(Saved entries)
____
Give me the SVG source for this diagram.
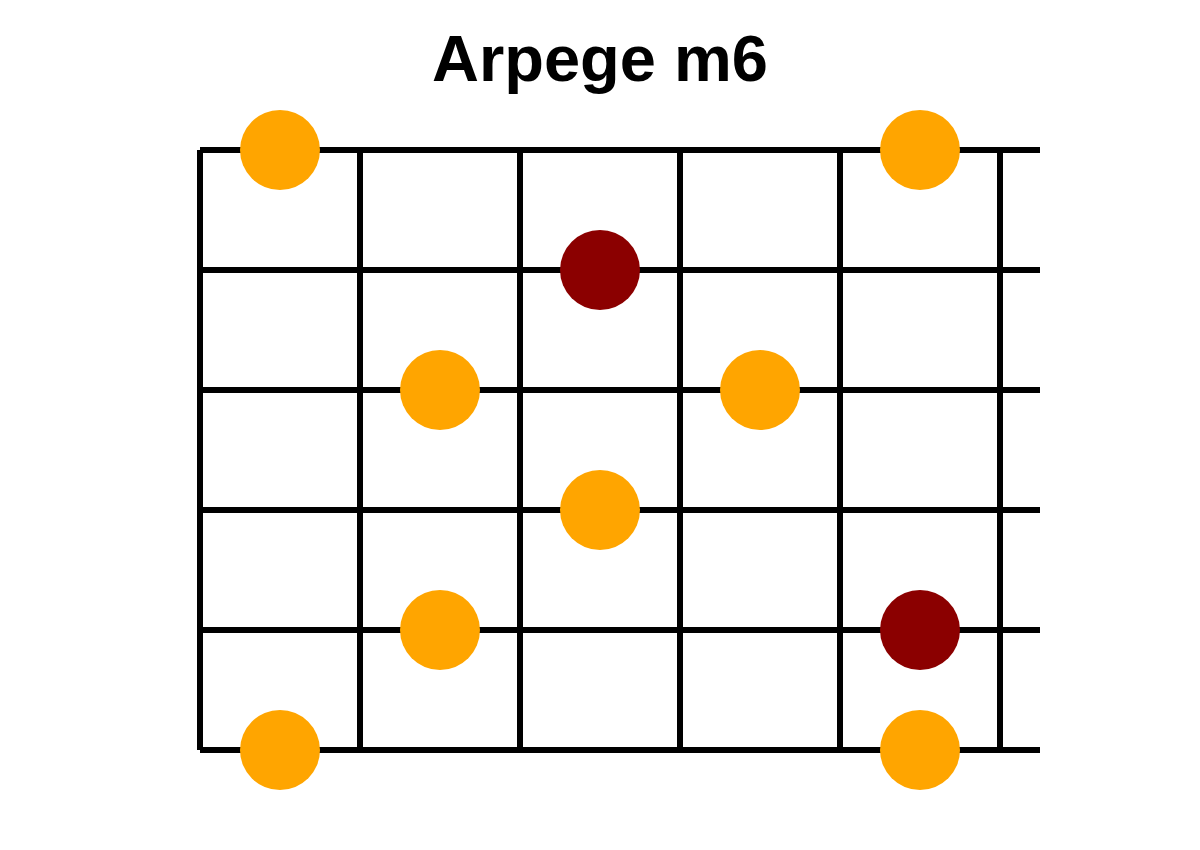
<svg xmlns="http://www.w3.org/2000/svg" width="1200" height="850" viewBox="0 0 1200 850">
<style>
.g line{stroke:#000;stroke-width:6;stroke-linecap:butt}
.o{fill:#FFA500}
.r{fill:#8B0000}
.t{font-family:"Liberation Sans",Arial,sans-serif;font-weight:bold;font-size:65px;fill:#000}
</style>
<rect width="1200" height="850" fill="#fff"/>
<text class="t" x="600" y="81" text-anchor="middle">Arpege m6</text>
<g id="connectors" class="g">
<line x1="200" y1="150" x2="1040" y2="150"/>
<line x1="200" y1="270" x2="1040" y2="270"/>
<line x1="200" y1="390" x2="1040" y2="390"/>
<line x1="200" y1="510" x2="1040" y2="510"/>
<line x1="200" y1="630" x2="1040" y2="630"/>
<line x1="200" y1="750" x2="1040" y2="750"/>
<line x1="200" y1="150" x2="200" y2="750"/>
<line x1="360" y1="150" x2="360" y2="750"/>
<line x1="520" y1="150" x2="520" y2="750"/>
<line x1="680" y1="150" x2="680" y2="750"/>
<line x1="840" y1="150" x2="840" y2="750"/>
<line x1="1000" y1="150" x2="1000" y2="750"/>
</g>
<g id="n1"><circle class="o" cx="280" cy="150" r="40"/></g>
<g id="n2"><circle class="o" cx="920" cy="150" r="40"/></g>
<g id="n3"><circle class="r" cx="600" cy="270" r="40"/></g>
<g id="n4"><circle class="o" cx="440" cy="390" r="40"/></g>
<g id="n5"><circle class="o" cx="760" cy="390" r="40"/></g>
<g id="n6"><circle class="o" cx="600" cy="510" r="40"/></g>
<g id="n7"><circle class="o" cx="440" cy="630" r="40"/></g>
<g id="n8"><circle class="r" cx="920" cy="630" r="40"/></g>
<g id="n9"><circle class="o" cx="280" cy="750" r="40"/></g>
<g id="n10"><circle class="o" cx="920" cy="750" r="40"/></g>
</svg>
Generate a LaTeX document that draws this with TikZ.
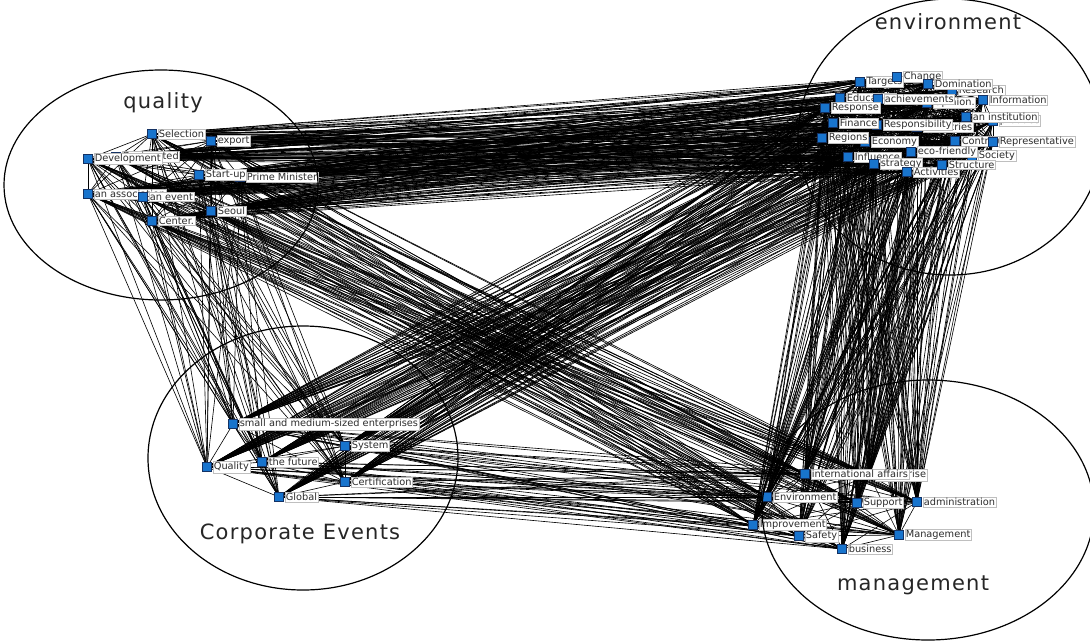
____
Given exercise:
Copy all the data exactly as written, but skip any picture.

Solved exercise:
Give me the SVG source for this diagram.
<svg xmlns="http://www.w3.org/2000/svg" width="1200" height="850" viewBox="0 0 1200 850">
<style>
.g line{stroke:#000;stroke-width:6;stroke-linecap:butt}
.o{fill:#FFA500}
.r{fill:#8B0000}
.t{font-family:"Liberation Sans",Arial,sans-serif;font-weight:bold;font-size:65px;fill:#000}
</style>
<rect width="1200" height="850" fill="#fff"/>
<text class="t" x="600" y="81" text-anchor="middle">Arpege m6</text>
<g id="connectors" class="g">
<line x1="200" y1="150" x2="1040" y2="150"/>
<line x1="200" y1="270" x2="1040" y2="270"/>
<line x1="200" y1="390" x2="1040" y2="390"/>
<line x1="200" y1="510" x2="1040" y2="510"/>
<line x1="200" y1="630" x2="1040" y2="630"/>
<line x1="200" y1="750" x2="1040" y2="750"/>
<line x1="200" y1="150" x2="200" y2="750"/>
<line x1="360" y1="150" x2="360" y2="750"/>
<line x1="520" y1="150" x2="520" y2="750"/>
<line x1="680" y1="150" x2="680" y2="750"/>
<line x1="840" y1="150" x2="840" y2="750"/>
<line x1="1000" y1="150" x2="1000" y2="750"/>
</g>
<g id="n1"><circle class="o" cx="280" cy="150" r="40"/></g>
<g id="n2"><circle class="o" cx="920" cy="150" r="40"/></g>
<g id="n3"><circle class="r" cx="600" cy="270" r="40"/></g>
<g id="n4"><circle class="o" cx="440" cy="390" r="40"/></g>
<g id="n5"><circle class="o" cx="760" cy="390" r="40"/></g>
<g id="n6"><circle class="o" cx="600" cy="510" r="40"/></g>
<g id="n7"><circle class="o" cx="440" cy="630" r="40"/></g>
<g id="n8"><circle class="r" cx="920" cy="630" r="40"/></g>
<g id="n9"><circle class="o" cx="280" cy="750" r="40"/></g>
<g id="n10"><circle class="o" cx="920" cy="750" r="40"/></g>
</svg>
Generate a LaTeX document that draws this with TikZ.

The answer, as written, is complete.